| Given request |
Read the material below and tally how many lines hold the word "this", giving the number and nothing else.

| Given records |
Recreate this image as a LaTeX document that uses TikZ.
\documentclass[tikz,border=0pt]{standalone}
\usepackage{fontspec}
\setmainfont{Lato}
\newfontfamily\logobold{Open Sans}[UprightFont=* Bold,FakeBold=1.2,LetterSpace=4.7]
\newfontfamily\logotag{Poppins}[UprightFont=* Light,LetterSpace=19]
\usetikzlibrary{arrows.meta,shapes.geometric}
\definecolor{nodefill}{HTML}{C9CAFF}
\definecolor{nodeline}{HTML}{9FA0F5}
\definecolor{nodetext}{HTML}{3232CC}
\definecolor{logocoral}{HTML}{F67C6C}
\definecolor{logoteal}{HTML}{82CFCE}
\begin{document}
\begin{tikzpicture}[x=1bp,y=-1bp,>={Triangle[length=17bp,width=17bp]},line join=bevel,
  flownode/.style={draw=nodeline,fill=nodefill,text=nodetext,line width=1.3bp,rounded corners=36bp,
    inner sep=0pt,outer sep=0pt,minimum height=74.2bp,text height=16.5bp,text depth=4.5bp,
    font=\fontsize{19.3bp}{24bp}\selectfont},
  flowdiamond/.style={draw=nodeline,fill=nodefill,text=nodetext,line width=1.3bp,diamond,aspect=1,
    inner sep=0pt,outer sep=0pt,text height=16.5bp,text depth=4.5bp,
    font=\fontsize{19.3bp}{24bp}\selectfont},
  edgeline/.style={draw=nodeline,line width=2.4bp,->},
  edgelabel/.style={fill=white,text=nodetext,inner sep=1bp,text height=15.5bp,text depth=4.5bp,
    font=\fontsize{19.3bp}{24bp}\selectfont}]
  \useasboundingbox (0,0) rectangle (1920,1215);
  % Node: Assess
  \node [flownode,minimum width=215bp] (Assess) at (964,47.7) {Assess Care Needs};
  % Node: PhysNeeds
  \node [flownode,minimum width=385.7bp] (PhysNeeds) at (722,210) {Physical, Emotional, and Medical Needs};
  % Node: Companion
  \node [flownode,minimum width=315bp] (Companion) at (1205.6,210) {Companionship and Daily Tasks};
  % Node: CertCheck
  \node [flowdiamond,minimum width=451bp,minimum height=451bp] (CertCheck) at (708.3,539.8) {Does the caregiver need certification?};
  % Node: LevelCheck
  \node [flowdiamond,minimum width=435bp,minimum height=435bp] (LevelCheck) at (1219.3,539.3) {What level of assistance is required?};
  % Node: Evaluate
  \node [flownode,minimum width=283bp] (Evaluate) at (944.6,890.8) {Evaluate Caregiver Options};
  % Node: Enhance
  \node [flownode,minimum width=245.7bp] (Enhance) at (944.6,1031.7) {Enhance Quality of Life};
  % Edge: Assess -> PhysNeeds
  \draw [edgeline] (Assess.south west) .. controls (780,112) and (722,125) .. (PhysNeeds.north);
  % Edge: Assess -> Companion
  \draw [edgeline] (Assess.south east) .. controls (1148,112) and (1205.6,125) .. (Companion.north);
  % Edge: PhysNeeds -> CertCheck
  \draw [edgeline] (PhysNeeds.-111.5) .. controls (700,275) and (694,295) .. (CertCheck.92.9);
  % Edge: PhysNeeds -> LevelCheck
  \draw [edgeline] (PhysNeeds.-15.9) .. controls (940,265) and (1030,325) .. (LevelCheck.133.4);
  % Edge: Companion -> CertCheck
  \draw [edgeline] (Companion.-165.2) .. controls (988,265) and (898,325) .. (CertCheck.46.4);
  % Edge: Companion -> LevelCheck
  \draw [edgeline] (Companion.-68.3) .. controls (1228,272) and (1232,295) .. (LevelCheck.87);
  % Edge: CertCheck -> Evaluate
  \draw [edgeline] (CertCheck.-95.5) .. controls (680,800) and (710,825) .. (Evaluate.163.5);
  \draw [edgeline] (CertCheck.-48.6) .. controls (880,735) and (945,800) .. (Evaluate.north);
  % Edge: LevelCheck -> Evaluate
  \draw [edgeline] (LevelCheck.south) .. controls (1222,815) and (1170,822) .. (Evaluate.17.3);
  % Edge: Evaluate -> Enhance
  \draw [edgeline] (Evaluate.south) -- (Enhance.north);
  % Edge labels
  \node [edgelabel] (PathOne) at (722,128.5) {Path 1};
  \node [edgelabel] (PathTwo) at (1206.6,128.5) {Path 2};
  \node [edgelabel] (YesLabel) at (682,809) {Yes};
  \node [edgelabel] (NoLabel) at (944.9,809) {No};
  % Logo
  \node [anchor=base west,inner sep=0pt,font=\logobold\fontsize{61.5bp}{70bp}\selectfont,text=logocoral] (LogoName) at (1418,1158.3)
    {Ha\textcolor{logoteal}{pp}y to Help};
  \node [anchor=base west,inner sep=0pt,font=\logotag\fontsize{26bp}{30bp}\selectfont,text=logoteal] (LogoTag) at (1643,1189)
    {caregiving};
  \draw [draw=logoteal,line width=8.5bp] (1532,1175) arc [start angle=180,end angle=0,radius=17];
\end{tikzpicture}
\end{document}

...

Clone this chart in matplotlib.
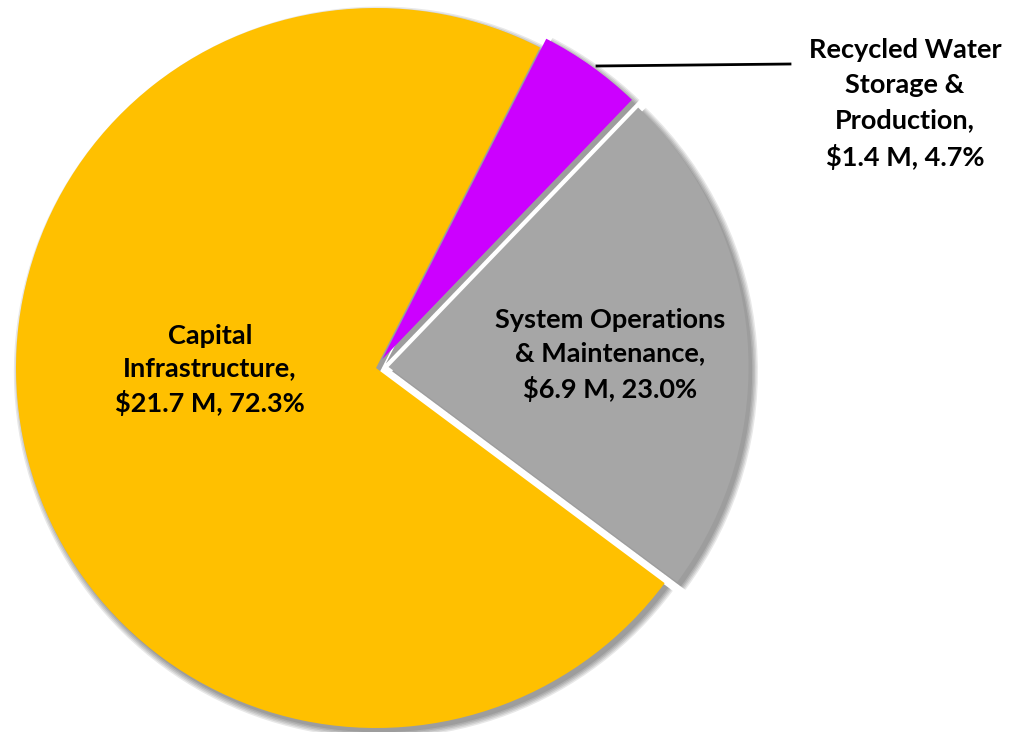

| The result |
2